金正恩体制は激変期を迎える【2025年を占う!】北朝鮮
Japan In-depth / 2024年12月25日 23時0分
北朝鮮ではすでに2022年、住民の申告義務を既存の「反体制的要素」から「日常的社会生活全般」に拡大したが、それを一層強化した。住民の反発を和らげるために、20×10などという現状を考慮しない地方振興策を打ち出したがその展望は不透明だ。
2024年に金正恩が進めたこれらの政策は、これまで北朝鮮が守ってきたアイデンティティを否定するものだったと言える。金正恩は今、金日成、金正日までの北朝鮮を根本から作り変えようとしているようだ。しかし、それが成功するかどうかはわからない。
■ 金正恩体制を取り巻く2025年の不透明要因
世界は新冷戦という時代を迎え、いま金正恩体制を取り巻く状況もますます複雑化し、不透明化している。
金正恩体制にとっての不透明要因はまず、ロシアのウクライナ侵略の変化する状況であり、ウクライナ戦に動員された北朝鮮兵死傷者の増加だ。
博打とも言える金正恩のロシア派兵は、プーチンが勝利を収め金正恩との約束を忠実に守れば、起死回生の起爆剤となる可能性がある。それとは反対にプーチンがウクライナを攻めきれず、米次期大統領のトランプに主導権を握られるようなことがあれば、金正恩体制は大きく揺らぐことになるだろう。すでに、北朝鮮国内にはロシア派兵の将兵がウクライナ軍の攻撃で大きな被害を被っているとの情報が入りつつある。
金正恩体制にとって次の不透明要因は、トランプの韓半島(朝鮮半島)政策と中東情勢だ。
トランプ次期大統領は選挙過程で、金正恩との対話に前向きな姿勢を示してきた。しかしそれがアメリカファーストに繋がらなければ、一転、対金正恩強硬策に転ずる可能性は否定できない。トランプが、直接強硬策に出なくとも、プーチンとの「取引」を通じて間接的に圧迫をかける可能性もある。

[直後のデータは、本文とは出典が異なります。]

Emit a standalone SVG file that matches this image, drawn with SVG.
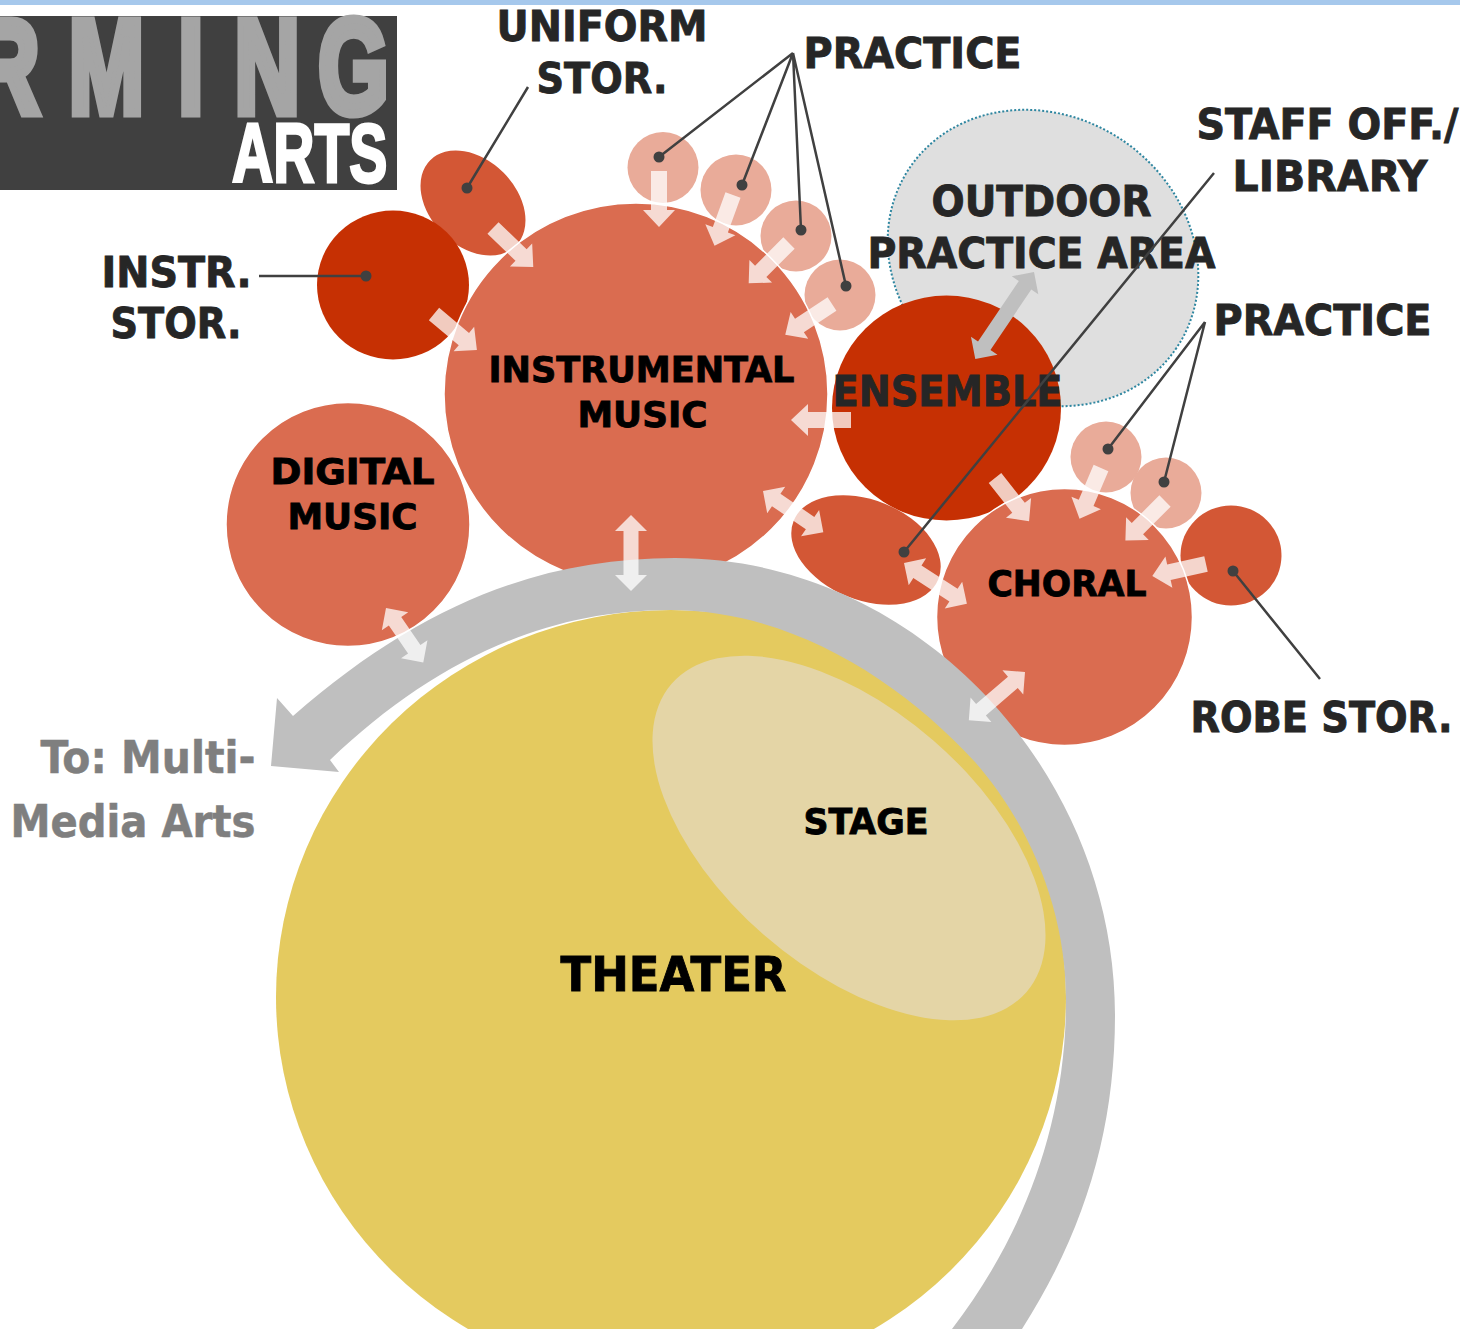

トランプは、ウクライナには距離をおいているが、中東ではイスラエルを支持し、ロシアが支援するイランや反イスラエル勢力には厳しい政策をとってきた。シリア政権の崩壊で中東での足場はイランだけとなり、金正恩の中東政策には暗雲が立ち込めている。金正恩がこの絡まった糸を解きほぐすには、巧みな外交戦略が必要なのだが、今の北朝鮮にはそのような外交戦略を構築できる力はない。
3つ目の不透明要因は、韓国の政治混乱だ。
12月3日、韓国の尹大統領は戒厳令を公布して、大統領府と内閣を麻痺させる国会と、民主主義を揺るがす不正選挙操作の疑いがある選挙管理委員会に軍隊を派遣した。同日、国会の議決に従い戒厳令を解除した尹大統領に対し、国会は「反乱」の容疑で14日に尹大統領弾劾訴追案を可決した。現在、尹大統領は反乱罪容疑でも捜査を受けている。もしかしたら、5月頃には大統領選挙があるかもしれない。